▶ **Exercise brief**
Output exactly the span of lines that begins at the line containing "Reproduce this chart with matplotlib." and ends at the line containing "from matplotlib.patches import", both lines included.

▶ **Information given**
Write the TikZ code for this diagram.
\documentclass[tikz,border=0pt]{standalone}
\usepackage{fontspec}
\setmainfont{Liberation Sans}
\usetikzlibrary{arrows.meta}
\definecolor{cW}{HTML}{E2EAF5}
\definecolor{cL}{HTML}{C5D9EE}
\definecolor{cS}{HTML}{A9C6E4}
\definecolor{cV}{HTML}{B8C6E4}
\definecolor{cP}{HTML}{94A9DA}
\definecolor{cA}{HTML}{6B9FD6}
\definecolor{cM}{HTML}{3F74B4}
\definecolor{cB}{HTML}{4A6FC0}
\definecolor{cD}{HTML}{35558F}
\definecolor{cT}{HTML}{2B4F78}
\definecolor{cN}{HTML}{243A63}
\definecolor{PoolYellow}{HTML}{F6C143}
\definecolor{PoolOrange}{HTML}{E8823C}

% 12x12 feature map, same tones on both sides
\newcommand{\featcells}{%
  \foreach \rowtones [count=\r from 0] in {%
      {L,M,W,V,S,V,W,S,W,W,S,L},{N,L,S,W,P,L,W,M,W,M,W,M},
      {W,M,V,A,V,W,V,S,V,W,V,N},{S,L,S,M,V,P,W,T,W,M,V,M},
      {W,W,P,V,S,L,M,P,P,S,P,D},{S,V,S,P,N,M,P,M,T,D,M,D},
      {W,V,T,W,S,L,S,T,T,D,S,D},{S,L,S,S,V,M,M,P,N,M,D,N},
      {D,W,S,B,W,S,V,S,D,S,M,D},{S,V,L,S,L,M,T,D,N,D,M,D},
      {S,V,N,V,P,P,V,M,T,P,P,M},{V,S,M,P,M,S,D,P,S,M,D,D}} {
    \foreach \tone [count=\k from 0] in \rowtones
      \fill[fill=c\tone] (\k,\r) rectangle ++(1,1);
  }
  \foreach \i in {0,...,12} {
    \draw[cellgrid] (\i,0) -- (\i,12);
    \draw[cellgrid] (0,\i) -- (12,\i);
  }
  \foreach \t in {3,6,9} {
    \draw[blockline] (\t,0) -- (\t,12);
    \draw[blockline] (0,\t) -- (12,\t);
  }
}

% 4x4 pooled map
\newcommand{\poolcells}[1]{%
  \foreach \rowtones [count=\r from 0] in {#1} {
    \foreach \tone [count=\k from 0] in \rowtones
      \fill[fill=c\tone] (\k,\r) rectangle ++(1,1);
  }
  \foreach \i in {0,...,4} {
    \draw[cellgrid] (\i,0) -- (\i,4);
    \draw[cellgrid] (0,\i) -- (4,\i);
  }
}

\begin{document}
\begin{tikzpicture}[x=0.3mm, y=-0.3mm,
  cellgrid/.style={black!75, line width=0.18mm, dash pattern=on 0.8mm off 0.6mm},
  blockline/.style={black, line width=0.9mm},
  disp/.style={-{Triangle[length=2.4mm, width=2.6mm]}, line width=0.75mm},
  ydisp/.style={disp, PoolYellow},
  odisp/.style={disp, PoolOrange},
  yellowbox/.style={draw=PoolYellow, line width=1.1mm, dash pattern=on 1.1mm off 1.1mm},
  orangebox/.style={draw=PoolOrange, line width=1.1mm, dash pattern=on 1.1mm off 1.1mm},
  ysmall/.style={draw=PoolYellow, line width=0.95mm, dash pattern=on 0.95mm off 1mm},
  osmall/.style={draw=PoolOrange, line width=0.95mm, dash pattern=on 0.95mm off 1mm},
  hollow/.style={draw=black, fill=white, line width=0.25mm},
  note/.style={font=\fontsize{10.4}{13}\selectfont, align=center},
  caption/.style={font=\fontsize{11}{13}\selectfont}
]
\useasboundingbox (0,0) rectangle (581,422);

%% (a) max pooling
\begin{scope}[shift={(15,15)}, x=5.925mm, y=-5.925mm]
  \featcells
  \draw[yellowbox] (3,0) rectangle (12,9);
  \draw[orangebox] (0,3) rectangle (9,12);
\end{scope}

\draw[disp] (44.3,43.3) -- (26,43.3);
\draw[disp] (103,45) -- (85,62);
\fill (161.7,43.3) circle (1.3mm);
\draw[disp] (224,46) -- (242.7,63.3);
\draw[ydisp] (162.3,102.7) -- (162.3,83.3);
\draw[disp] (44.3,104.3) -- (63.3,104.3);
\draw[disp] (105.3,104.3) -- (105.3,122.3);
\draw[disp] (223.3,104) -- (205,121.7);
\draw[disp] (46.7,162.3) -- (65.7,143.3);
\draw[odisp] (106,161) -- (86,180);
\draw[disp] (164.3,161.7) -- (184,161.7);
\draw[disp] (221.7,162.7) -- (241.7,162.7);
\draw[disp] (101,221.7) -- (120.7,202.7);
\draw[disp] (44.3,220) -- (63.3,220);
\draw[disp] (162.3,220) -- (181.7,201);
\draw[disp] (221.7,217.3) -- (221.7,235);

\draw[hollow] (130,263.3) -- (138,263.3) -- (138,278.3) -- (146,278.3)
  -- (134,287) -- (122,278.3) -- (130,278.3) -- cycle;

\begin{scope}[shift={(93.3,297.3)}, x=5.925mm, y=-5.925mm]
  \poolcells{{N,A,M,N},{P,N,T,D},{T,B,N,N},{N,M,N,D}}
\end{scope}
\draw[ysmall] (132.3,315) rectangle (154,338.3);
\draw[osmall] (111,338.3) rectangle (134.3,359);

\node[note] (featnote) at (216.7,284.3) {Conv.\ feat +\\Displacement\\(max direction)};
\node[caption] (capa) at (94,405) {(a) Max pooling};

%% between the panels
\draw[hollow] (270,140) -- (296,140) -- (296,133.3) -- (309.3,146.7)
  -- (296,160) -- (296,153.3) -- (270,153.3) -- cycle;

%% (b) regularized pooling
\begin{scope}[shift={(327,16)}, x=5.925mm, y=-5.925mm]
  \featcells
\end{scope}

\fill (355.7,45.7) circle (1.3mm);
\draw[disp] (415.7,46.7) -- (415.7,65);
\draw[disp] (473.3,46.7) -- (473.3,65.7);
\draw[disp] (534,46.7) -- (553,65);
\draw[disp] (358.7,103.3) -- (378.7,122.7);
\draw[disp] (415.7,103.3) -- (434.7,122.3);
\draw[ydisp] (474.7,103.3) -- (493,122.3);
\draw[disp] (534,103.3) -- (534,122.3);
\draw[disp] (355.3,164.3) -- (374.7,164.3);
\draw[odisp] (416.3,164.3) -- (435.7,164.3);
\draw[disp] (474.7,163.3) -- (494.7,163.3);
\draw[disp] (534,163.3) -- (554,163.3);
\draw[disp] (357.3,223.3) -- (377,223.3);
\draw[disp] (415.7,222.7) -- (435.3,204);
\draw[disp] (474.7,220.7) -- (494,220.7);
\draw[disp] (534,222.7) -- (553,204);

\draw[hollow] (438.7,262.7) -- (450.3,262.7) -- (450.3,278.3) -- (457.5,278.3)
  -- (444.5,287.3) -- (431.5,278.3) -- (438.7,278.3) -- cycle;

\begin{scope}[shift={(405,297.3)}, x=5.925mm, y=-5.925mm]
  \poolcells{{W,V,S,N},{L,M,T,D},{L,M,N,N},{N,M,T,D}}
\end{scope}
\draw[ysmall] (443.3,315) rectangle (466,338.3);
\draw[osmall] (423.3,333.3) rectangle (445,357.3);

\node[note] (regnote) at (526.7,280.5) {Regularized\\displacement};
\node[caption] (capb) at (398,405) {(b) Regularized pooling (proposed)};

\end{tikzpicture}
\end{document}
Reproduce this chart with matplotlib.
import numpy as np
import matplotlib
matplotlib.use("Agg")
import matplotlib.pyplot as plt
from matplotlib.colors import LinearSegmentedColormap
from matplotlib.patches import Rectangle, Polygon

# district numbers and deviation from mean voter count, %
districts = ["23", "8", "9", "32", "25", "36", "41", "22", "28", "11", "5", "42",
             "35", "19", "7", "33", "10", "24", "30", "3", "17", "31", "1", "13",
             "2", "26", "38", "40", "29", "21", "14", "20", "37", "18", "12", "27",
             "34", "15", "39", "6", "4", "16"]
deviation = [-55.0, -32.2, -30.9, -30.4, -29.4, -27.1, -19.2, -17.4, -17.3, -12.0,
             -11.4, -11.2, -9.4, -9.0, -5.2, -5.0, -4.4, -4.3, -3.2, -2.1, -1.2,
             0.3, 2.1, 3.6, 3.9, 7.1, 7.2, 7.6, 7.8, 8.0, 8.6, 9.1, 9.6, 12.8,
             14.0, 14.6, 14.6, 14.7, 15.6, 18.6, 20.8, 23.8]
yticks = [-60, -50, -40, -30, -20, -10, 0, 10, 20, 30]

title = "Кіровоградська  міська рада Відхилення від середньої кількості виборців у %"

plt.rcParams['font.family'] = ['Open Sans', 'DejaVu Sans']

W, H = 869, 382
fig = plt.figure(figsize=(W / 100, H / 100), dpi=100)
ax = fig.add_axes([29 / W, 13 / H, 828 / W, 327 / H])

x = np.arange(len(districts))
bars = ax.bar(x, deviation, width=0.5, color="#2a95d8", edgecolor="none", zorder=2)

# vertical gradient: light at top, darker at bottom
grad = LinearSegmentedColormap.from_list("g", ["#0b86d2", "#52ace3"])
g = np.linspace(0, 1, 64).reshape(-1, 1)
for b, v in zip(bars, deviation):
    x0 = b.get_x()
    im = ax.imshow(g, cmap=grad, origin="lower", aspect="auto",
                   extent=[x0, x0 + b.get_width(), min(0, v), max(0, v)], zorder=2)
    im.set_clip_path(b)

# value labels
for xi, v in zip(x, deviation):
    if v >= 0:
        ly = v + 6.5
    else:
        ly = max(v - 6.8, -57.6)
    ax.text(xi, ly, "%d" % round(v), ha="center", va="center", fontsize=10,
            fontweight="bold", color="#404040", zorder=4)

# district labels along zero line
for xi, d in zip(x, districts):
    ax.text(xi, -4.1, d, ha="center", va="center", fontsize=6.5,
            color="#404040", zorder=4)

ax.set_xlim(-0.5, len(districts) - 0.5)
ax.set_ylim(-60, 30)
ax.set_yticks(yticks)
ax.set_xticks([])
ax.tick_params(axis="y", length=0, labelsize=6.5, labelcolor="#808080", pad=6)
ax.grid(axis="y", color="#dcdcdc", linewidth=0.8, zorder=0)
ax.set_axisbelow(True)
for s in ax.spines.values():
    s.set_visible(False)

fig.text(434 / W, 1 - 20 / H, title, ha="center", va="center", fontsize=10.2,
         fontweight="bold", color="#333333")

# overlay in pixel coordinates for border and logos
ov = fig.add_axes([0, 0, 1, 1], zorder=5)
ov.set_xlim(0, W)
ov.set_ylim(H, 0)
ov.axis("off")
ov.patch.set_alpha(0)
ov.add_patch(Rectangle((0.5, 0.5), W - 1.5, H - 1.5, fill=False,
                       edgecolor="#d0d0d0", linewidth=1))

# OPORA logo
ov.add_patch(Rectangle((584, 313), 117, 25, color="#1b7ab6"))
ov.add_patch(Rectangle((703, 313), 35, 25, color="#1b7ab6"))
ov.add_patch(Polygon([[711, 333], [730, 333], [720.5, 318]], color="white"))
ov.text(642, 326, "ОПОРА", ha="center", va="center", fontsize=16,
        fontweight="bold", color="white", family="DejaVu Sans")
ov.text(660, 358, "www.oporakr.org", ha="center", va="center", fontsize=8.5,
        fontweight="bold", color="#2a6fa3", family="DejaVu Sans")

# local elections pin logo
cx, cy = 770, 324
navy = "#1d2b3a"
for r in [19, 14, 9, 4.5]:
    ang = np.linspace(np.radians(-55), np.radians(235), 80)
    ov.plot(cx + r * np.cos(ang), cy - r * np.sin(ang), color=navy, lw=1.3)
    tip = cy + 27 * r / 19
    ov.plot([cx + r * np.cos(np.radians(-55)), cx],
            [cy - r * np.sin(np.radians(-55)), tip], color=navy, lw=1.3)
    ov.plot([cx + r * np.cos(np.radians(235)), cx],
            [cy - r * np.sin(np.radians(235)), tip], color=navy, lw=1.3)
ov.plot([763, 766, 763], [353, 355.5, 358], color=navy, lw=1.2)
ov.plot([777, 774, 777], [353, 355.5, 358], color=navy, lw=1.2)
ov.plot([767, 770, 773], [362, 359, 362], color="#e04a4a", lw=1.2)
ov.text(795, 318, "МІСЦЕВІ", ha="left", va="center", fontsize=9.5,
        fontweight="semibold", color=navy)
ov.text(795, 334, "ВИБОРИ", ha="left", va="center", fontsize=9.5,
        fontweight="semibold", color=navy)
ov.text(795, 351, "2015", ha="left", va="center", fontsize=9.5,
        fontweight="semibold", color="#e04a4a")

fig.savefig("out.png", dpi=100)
---
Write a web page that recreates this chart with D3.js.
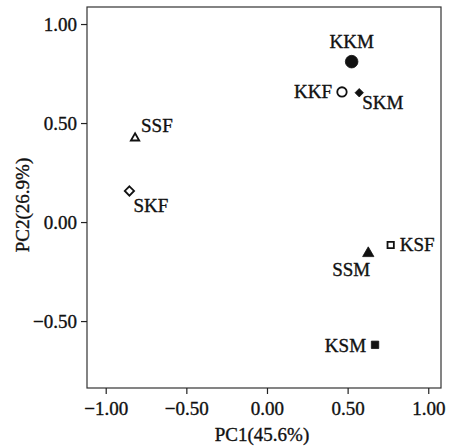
---
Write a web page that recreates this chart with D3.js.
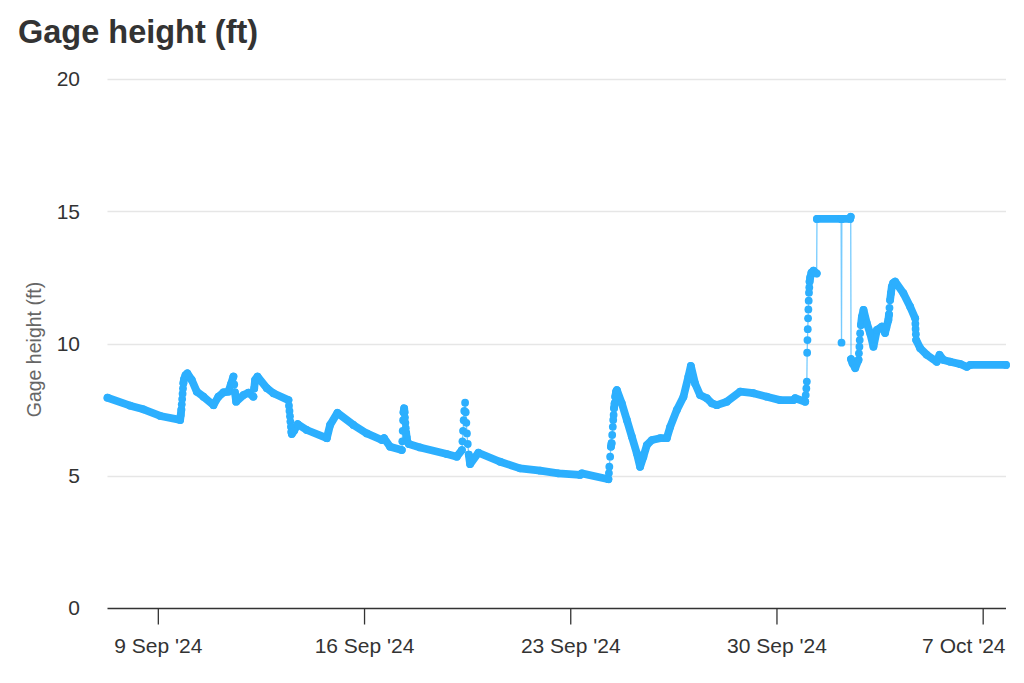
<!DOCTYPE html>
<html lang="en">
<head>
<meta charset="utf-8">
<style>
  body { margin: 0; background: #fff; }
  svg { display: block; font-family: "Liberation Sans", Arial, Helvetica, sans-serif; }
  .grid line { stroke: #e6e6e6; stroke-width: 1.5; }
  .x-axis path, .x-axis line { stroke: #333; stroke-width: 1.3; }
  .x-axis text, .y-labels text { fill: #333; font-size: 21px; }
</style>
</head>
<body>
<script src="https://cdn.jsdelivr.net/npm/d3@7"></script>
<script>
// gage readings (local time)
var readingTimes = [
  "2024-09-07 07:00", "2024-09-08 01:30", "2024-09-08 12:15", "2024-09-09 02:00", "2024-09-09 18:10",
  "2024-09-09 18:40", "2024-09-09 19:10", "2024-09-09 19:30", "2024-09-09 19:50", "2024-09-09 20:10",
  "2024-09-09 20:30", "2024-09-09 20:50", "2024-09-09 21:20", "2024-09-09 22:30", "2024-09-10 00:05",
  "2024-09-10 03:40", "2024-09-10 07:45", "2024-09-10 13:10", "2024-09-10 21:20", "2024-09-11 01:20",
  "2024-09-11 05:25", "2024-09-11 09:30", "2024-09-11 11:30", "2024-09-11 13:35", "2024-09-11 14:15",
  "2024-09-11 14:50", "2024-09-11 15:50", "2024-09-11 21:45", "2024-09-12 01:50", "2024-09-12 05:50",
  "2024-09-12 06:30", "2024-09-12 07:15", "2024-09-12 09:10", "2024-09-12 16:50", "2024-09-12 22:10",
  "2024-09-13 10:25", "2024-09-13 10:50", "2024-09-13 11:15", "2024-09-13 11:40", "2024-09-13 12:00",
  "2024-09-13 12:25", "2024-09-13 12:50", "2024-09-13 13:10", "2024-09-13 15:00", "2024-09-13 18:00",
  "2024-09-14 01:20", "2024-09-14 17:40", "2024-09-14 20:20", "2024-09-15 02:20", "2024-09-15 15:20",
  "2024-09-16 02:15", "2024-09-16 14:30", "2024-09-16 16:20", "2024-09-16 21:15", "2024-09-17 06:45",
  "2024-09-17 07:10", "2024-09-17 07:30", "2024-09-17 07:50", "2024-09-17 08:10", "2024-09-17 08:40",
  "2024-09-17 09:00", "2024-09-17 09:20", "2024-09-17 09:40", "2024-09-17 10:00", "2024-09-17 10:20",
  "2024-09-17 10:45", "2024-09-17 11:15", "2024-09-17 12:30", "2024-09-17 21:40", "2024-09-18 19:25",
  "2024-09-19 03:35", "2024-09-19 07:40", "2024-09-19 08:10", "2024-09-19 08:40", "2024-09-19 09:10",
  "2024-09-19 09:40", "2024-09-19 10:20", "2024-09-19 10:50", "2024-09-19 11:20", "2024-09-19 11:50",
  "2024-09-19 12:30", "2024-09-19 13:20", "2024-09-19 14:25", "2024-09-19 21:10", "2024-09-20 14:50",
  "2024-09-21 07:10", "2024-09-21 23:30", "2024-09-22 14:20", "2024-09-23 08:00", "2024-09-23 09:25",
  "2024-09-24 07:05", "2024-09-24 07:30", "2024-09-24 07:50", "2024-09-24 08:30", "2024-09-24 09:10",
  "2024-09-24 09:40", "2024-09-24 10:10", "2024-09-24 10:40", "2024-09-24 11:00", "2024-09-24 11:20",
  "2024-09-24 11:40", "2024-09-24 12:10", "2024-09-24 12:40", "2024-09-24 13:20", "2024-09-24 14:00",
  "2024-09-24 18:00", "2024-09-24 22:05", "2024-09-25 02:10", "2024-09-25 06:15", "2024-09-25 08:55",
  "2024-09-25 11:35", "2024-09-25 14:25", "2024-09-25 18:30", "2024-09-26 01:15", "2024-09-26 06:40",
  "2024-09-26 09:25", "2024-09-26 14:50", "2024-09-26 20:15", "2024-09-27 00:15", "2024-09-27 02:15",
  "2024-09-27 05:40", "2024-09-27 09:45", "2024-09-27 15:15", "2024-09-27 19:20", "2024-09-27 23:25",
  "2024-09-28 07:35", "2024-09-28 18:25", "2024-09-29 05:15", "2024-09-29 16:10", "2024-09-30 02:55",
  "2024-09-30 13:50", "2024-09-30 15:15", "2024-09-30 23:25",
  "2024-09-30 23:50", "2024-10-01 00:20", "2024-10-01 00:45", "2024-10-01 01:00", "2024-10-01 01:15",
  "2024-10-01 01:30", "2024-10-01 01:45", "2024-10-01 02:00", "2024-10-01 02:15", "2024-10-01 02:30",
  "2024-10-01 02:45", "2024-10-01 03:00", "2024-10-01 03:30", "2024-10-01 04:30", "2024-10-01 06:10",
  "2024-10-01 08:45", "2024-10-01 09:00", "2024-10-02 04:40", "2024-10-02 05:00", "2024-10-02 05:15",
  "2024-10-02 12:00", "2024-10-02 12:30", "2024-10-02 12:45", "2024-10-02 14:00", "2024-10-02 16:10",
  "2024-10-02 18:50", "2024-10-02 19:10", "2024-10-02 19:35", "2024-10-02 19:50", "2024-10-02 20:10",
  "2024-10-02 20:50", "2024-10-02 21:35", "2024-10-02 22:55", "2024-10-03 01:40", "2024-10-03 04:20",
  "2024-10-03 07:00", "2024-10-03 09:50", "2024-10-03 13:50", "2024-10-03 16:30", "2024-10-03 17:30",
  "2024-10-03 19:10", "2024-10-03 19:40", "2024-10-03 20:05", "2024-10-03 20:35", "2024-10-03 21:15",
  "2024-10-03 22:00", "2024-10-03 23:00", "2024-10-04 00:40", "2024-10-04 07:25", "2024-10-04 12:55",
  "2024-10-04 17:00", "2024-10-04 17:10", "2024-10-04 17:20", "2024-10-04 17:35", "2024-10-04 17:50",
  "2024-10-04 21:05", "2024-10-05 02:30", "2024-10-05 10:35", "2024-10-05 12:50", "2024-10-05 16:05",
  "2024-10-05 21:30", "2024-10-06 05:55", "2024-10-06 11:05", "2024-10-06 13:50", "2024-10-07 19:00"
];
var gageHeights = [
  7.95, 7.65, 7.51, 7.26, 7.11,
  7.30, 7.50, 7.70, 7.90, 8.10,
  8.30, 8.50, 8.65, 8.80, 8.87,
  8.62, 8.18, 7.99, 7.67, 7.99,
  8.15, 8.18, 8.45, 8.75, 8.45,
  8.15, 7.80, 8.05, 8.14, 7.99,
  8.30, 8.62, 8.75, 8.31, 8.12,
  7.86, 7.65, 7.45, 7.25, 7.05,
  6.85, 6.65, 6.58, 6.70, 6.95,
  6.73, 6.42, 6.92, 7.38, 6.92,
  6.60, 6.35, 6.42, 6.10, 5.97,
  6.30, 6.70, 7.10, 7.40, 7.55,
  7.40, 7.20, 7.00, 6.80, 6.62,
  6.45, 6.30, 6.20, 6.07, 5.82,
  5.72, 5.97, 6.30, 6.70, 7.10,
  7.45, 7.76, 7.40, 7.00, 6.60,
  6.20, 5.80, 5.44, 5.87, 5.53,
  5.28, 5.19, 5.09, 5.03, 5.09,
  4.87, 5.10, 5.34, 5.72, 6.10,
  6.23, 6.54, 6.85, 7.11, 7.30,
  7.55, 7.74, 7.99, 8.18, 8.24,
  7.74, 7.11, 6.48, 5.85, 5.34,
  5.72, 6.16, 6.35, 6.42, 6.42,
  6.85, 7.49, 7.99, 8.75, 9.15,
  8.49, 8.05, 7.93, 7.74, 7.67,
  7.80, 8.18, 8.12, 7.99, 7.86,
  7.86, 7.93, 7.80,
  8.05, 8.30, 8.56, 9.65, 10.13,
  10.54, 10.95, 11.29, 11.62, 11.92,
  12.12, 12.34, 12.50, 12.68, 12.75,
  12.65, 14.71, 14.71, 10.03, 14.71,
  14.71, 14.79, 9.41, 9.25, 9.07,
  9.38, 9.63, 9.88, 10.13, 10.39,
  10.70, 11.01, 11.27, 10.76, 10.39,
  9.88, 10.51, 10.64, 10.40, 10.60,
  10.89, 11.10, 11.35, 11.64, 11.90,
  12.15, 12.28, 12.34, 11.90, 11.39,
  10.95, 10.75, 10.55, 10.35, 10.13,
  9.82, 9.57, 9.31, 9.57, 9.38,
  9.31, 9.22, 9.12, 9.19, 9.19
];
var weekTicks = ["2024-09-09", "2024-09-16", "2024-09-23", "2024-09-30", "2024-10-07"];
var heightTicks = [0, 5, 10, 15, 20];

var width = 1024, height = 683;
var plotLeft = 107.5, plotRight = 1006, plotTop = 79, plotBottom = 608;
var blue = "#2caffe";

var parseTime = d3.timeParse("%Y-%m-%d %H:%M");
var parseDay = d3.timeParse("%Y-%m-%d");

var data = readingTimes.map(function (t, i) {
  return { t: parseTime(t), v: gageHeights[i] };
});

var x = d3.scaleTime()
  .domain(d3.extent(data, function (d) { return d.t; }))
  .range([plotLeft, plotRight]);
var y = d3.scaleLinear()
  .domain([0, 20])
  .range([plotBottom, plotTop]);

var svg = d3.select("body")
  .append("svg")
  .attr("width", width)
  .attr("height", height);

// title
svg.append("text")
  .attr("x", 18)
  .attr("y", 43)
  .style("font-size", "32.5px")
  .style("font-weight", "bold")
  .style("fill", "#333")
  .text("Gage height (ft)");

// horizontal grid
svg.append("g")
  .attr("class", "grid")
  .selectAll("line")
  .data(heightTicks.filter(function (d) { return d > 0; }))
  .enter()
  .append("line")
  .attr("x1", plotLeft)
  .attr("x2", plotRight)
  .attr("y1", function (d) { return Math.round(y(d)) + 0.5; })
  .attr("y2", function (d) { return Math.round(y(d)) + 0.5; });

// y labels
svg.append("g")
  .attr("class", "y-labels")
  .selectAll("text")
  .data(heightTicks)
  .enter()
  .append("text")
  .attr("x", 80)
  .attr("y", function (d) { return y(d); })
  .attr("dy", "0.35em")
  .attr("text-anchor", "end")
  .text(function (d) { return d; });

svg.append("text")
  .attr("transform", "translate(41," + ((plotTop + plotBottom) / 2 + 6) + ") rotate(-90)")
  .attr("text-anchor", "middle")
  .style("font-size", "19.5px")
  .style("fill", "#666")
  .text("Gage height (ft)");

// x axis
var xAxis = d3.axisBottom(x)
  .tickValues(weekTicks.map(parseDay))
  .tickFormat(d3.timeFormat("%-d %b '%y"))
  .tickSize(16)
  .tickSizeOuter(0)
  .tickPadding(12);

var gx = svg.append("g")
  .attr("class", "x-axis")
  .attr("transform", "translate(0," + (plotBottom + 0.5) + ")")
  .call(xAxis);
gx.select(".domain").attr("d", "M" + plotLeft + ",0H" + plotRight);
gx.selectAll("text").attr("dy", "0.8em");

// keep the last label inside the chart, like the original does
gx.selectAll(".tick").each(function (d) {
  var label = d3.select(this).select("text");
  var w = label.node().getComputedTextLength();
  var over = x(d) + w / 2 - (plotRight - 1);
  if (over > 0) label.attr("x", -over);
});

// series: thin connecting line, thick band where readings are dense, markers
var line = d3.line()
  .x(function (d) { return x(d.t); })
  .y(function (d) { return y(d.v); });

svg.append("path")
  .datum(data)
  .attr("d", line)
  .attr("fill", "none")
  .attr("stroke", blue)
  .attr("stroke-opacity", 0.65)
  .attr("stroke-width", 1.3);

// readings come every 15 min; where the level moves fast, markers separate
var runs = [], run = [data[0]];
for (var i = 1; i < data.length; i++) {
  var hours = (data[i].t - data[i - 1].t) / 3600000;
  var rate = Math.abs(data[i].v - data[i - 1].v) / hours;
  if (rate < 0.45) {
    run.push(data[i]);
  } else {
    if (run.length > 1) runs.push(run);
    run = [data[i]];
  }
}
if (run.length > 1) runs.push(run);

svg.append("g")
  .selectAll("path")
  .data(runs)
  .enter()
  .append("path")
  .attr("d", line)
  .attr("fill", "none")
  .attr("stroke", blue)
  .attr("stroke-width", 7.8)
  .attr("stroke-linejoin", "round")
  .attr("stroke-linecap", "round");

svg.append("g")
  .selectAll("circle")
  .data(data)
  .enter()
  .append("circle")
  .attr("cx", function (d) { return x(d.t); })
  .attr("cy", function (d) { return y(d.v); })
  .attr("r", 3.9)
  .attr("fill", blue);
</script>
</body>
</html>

▶ **Task response**
Reproduce this chart with matplotlib.
import numpy as np
import matplotlib
matplotlib.use("Agg")
import matplotlib.pyplot as plt
from matplotlib.colors import LinearSegmentedColormap
from matplotlib.patches import Rectangle, Polygon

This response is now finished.